Sunday, 16. December 2007, 06:32:04

• I normally post my Random Randomness on my
Karen's Chronicles page, but I decided to do it on my Opera blog this time. I've totally been neglecting my other page. I just don't get as much out of it as this one.

• My son went to the winter formal dance for his school tonight. He wore black slacks, a black shirt, black tie, and black shoes. (Johnny Cash style!) He looked
SO incredibly handsome! I'm just so proud...and sad. After he and his date took off to head to the dance, I sat on the couch and cried. This might seem stupid to those of you who don't have kids...and maybe even some who do. I'm just so close to my son. We're inseparable. I guess seeing him all grown up and leaving with his girlfriend really hit me where it hurts. It was like a big bitch-slap in the face saying, "He's not your baby anymore! You are no longer the main woman in his life!"

I'm teary eyed just thinking about it. I love my kids so much...to know that my son will be leaving home in about two years just kills me! I feel as though someone is severing my heart with a jagged piece of glass or something.
• On a happier note - as I was sitting on the couch bawling, my daughter who is 9 came over to me and gave me a big hug. She's always doing whatever she can to make everyone happy and content. I have NO idea where she gets that!

She said, "Don't worry, Mom. I'll still be here for a long time!" I smiled, hugged her, and said, "Thank you so much, Sunny! I know you've still got a few years, but there's going to come a time when you'll be leaving me too, and it will kill me just as much as your brother leaving is killing me!" She looked at me with eyes that said, "Aww...I'm sorry."

I didn't want it to be like a guilt trip, so I said, "But that's okay, because you'll always be my baby no matter what."

I'm so lucky to have my kids.

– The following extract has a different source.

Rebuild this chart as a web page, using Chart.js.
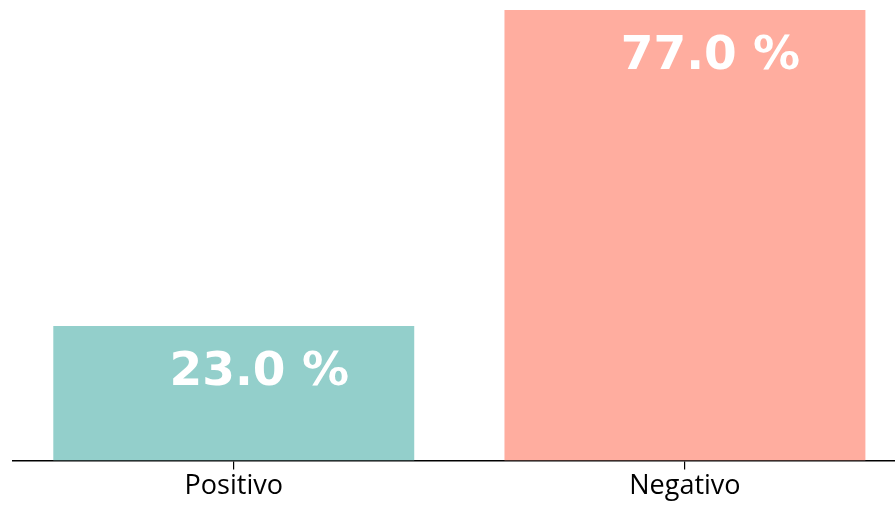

I love them both more than I can begin to express. I treasure each and every moment I have with them.

• Okay - I'll stop with the sappiness now. I just had to vent that. I feel better now.

• Lonnie took me to Starbucks a little while ago. I got my usual: Venti, Quad, Iced Mocha w/ soy milk. It was way too sweet...it made me really nauseated.
• We're going to go shopping tomorrow. I think we're going to
Lloyd Center.

I friggin' love that place! I wish someone would take me there, hand me about $10,000 and say, "Have fun!" Oh man...that would seriously make me happy! But then, who wouldn't it make happy?! Hehe
• Lonnie said that he already got my Christmas present.

I was kinda pissy when he told me. Like I told him, "You know I'm a peeker! Why did you tell me if you aren't going to give it to me 'til the 25th?!" Please don't get me wrong - I really appreciate him getting me something. He normally doesn't. So yeah - that part made me go, "Awww

"...but then I thought about it and was like, "Goddamn it. Now I have to sneak around trying to find it!"

But then the thought hit me, "Wait a minute here. He hasn't left the house to go anywhere without me. It has to be something online!" So I asked him if it was. He said, "I'm not going to tell you." Psssht...

We all know that means, "Yes...yes, it is!" So now I'm waiting until he does leave the house so I can snoop around his computer!

I am determined to figure it out before the 25th. I see this as a challenge!

• I have zero money of my own. Yeah - zero. That means that I will be like the cheap-ass who never gets anybody anything for Christmas.

It's really not fair. I don't want to have to ask for money. "Uh yeah, can you please give me money so I can buy you something?" Not exactly tactful, ya' know? I'll just make him something instead, I guess. I mean, what else can I do? And for you pervs like LC & Dennis, don't worry. He'll get plenty of XXX lovin'.

That's not exactly a department that's lacking.

• I still need to bake more cookies. I have all the stuff for it, I just need to do it. Maybe tomorrow if I have enough energy after shopping. If not, Monday. I gotta make cookies for all the people I missed the first time around. I've made some new friends since then, too, so I have to include them! Siran & his twin sister, Siray are on the list, Jose, Galadriel AKA Kimbers...there are a few others, too. I feel all shitty for forgetting some people the first time around, so I have to make up for it. At this rate, I will be making one batch of cookies every week for the rest of my life!

Oh well, that's okay. It's more than worth it if it means having such awesome friends!

• I just asked Lonnie if he got me a Chihuahua. He said,"Um, no. I didn't get you a Chihuahua." Damn!

What a pisser!
• I'm going to lay off the Vicodin for a few days. I think I'm growing a tolerance to them. It's taking more of 'em to help, so I'm just going to suffer through the pain for a few days so I can get back to taking less. I don't want to damage my kidneys or anything.
• My feet are so cold!

• I was supposed to call my Dad today, but spaced it out. Ooops!

• I'm going to go upload the pictures of my son & his girlfriend now. Maybe I'll post a couple in another blog entry.
• By the way - I cannot believe you're still reading this. Seriously - all I ever do is babble!

Thanks for taking the time...that's totally awesome of you!